Ever felt like you’re watching great artists totally phone it in for the sake of cashing a cheque?
The director of Apollo 13 and Frost/Nixon takes on the world’s most profoundly inventive vision of hell and somehow manages to make the hunt to stop a plague feel like two hours in purgatory.
Robert Langdon (Tom Hanks) wakes up in hospital, soaked in blood from a wound to the head, with no short-term memory and a biotube in his pocket. Teaming up with Dr. Sienna Brooks (Felicity Jones), he is set on the path to prevent the release of a globe-shaking virus with clues linked to Dante’s Inferno.
That most convenient of thriller contrivances – the amnesiac hero – is but the first circle of the hell into which you tread. Director Ron Howard is gifted one of the most visually compelling reference points in literary history, and for a time he makes good use of it, presenting Langdon with (completely unmotivated but plot-convenient) hallucinations of Florence as hellscape. Men with their heads twisted backwards, glass walls exploding in showers of blood, flame and terror. But these were shot for the trailer; after 20 minutes, they appear no more.

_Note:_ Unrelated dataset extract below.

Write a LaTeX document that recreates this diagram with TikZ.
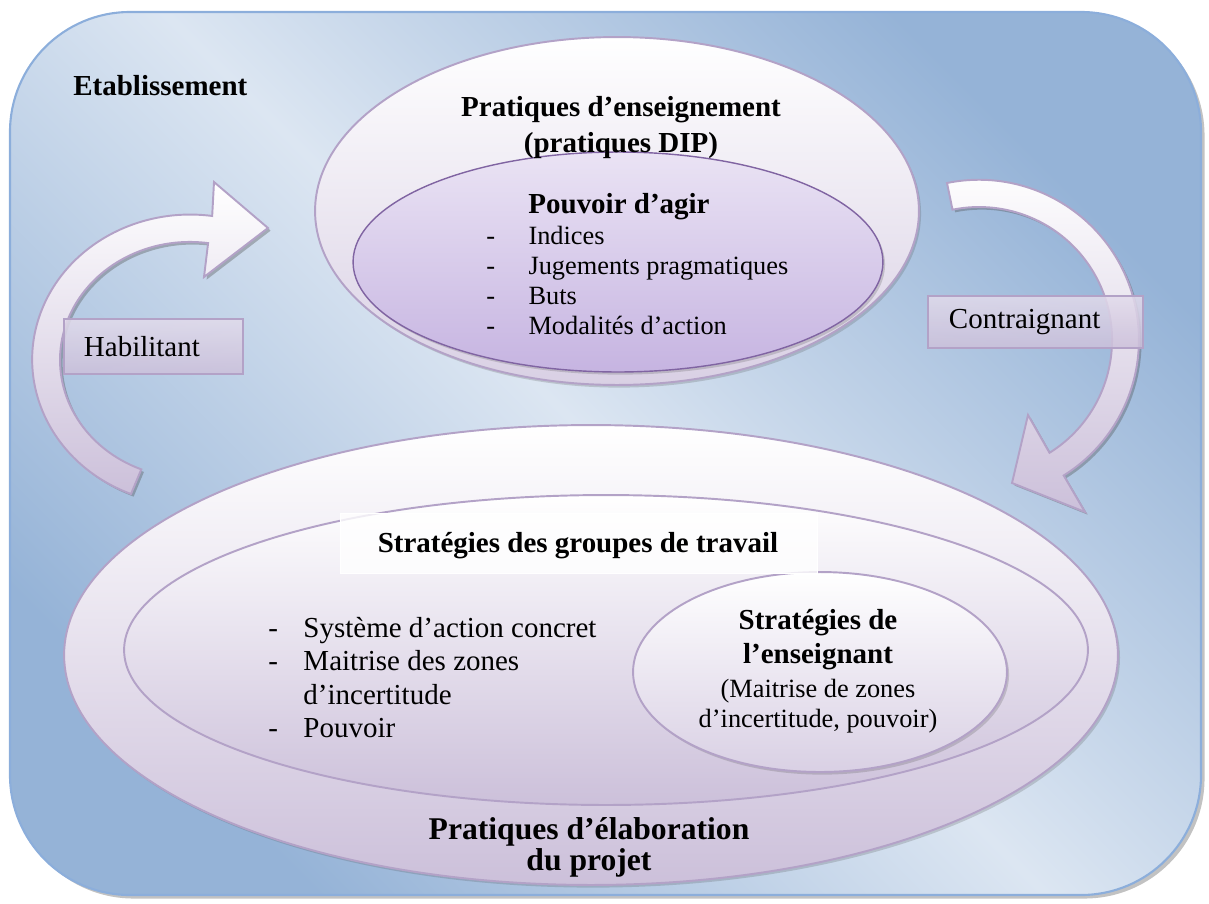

All references to Inferno are superfluous at best – contrary to other films in the series, there’s no real focus on the puzzles. When they appear, they’re explained to death by Langdon, but why is he explaining them to the only other person in the room: Brooks, a scholar of Dante? The clues have been littered around by billionaire geneticist Bertrand Zobrist (Ben Foster), who is dead within two minutes and whose reasons for placing his plague at the end of a globetrotting puzzle extend as far as servicing the plot. Screenwriter David Koepp has also dramatically changed the more challenging ending from the novel, in another effort to (somewhat ironically) further sterilize this dry exercise in genre.
Whatever your feelings about Dan Brown, The Da Vinci Code’s draw was the prize for solving the riddle; Angels & Demons arbitrarily introduced a larger threat but the symbology and machinations of the murderer intrigued. Inferno lazily spirals downward with a capricious apocalypse drive held by a sociopath whose grand nihilism is espoused through teenage spasms of emotion.
At its worst, Inferno is comically bad – I couldn’t help but laugh as a SWAT-style team kicked in a door, machine guns held aloft, and announced themselves as the World Health Organization. Sidse Babett Knudsen’s doctor explains just how virulent Zobrist’s plague is before they even know the form it takes. To inject some interest into a train ride, Koepp concocts ten minutes of exposition on a romance we’re somehow supposed to invest in, despite not knowing those involved. That great love is dismissed with the wave of a hand later on, all to shoehorn in the most groanworthy nod to the film’s namesake.
In Dante’s Inferno, Lucifer has three mouths with which he devours traitors to their benefactors. That’s one mouth each for Ron Howard, David Koepp and Dan Brown: traitors to the source material they milk for a lazy profit.